▶

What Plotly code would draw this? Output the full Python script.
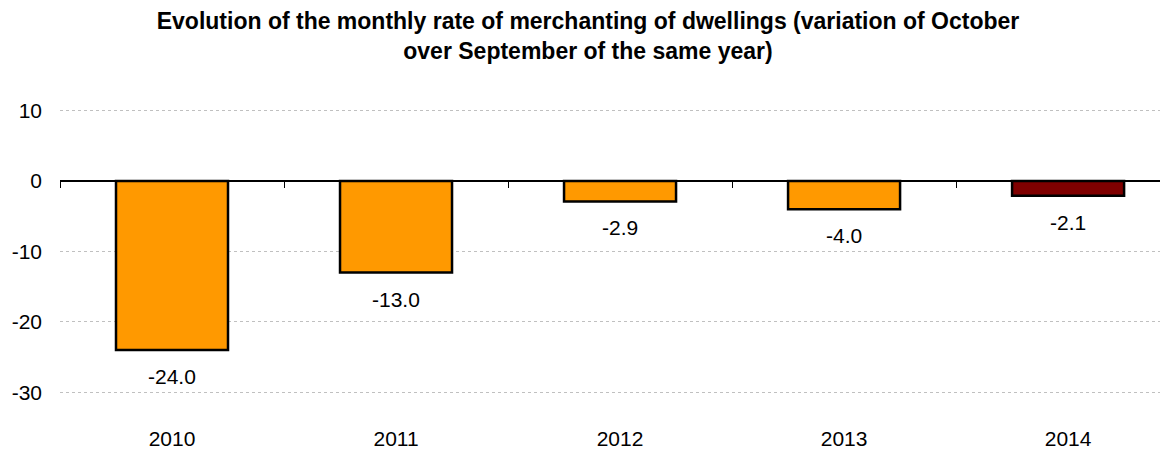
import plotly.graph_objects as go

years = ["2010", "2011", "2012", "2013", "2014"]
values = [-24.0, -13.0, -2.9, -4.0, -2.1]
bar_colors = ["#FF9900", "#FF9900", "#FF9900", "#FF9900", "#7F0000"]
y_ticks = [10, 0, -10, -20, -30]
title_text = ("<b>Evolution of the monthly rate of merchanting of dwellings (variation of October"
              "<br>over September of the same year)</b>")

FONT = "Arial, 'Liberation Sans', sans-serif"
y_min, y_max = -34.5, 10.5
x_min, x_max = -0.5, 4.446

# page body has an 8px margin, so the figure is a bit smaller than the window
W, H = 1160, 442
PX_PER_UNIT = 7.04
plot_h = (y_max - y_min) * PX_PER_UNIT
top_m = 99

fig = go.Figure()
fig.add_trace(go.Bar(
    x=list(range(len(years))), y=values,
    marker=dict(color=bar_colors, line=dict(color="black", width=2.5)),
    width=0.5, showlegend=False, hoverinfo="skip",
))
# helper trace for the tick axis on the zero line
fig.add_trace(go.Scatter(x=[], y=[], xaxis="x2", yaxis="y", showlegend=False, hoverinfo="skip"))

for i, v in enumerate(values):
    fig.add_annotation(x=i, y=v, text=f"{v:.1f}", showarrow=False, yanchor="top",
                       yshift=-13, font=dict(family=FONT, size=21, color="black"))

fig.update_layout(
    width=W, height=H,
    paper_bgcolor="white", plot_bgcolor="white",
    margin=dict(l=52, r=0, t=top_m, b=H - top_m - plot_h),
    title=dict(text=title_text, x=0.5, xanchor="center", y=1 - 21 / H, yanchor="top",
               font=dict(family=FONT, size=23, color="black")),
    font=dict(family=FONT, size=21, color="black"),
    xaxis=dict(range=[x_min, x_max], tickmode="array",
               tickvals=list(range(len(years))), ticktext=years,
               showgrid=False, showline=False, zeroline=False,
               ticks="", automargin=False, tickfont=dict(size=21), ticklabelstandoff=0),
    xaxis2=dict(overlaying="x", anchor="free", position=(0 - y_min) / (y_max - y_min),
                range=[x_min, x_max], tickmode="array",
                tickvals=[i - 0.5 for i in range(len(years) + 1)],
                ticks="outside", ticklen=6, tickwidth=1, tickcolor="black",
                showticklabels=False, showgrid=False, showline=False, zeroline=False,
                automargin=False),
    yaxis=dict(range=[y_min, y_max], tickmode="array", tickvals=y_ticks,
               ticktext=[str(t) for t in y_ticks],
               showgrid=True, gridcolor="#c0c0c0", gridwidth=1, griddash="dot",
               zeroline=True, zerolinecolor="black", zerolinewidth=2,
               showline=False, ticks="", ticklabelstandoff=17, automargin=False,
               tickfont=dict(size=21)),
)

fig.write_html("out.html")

◀

Print out the whole of the material word for word, without pictures.

What Plotly code would draw this? Output the full Python script.
import plotly.graph_objects as go

years = ["2010", "2011", "2012", "2013", "2014"]
values = [-24.0, -13.0, -2.9, -4.0, -2.1]
bar_colors = ["#FF9900", "#FF9900", "#FF9900", "#FF9900", "#7F0000"]
y_ticks = [10, 0, -10, -20, -30]
title_text = ("<b>Evolution of the monthly rate of merchanting of dwellings (variation of October"
              "<br>over September of the same year)</b>")

FONT = "Arial, 'Liberation Sans', sans-serif"
y_min, y_max = -34.5, 10.5
x_min, x_max = -0.5, 4.446

# page body has an 8px margin, so the figure is a bit smaller than the window
W, H = 1160, 442
PX_PER_UNIT = 7.04
plot_h = (y_max - y_min) * PX_PER_UNIT
top_m = 99

fig = go.Figure()
fig.add_trace(go.Bar(
    x=list(range(len(years))), y=values,
    marker=dict(color=bar_colors, line=dict(color="black", width=2.5)),
    width=0.5, showlegend=False, hoverinfo="skip",
))
# helper trace for the tick axis on the zero line
fig.add_trace(go.Scatter(x=[], y=[], xaxis="x2", yaxis="y", showlegend=False, hoverinfo="skip"))

for i, v in enumerate(values):
    fig.add_annotation(x=i, y=v, text=f"{v:.1f}", showarrow=False, yanchor="top",
                       yshift=-13, font=dict(family=FONT, size=21, color="black"))

fig.update_layout(
    width=W, height=H,
    paper_bgcolor="white", plot_bgcolor="white",
    margin=dict(l=52, r=0, t=top_m, b=H - top_m - plot_h),
    title=dict(text=title_text, x=0.5, xanchor="center", y=1 - 21 / H, yanchor="top",
               font=dict(family=FONT, size=23, color="black")),
    font=dict(family=FONT, size=21, color="black"),
    xaxis=dict(range=[x_min, x_max], tickmode="array",
               tickvals=list(range(len(years))), ticktext=years,
               showgrid=False, showline=False, zeroline=False,
               ticks="", automargin=False, tickfont=dict(size=21), ticklabelstandoff=0),
    xaxis2=dict(overlaying="x", anchor="free", position=(0 - y_min) / (y_max - y_min),
                range=[x_min, x_max], tickmode="array",
                tickvals=[i - 0.5 for i in range(len(years) + 1)],
                ticks="outside", ticklen=6, tickwidth=1, tickcolor="black",
                showticklabels=False, showgrid=False, showline=False, zeroline=False,
                automargin=False),
    yaxis=dict(range=[y_min, y_max], tickmode="array", tickvals=y_ticks,
               ticktext=[str(t) for t in y_ticks],
               showgrid=True, gridcolor="#c0c0c0", gridwidth=1, griddash="dot",
               zeroline=True, zerolinecolor="black", zerolinewidth=2,
               showline=False, ticks="", ticklabelstandoff=17, automargin=False,
               tickfont=dict(size=21)),
)

fig.write_html("out.html")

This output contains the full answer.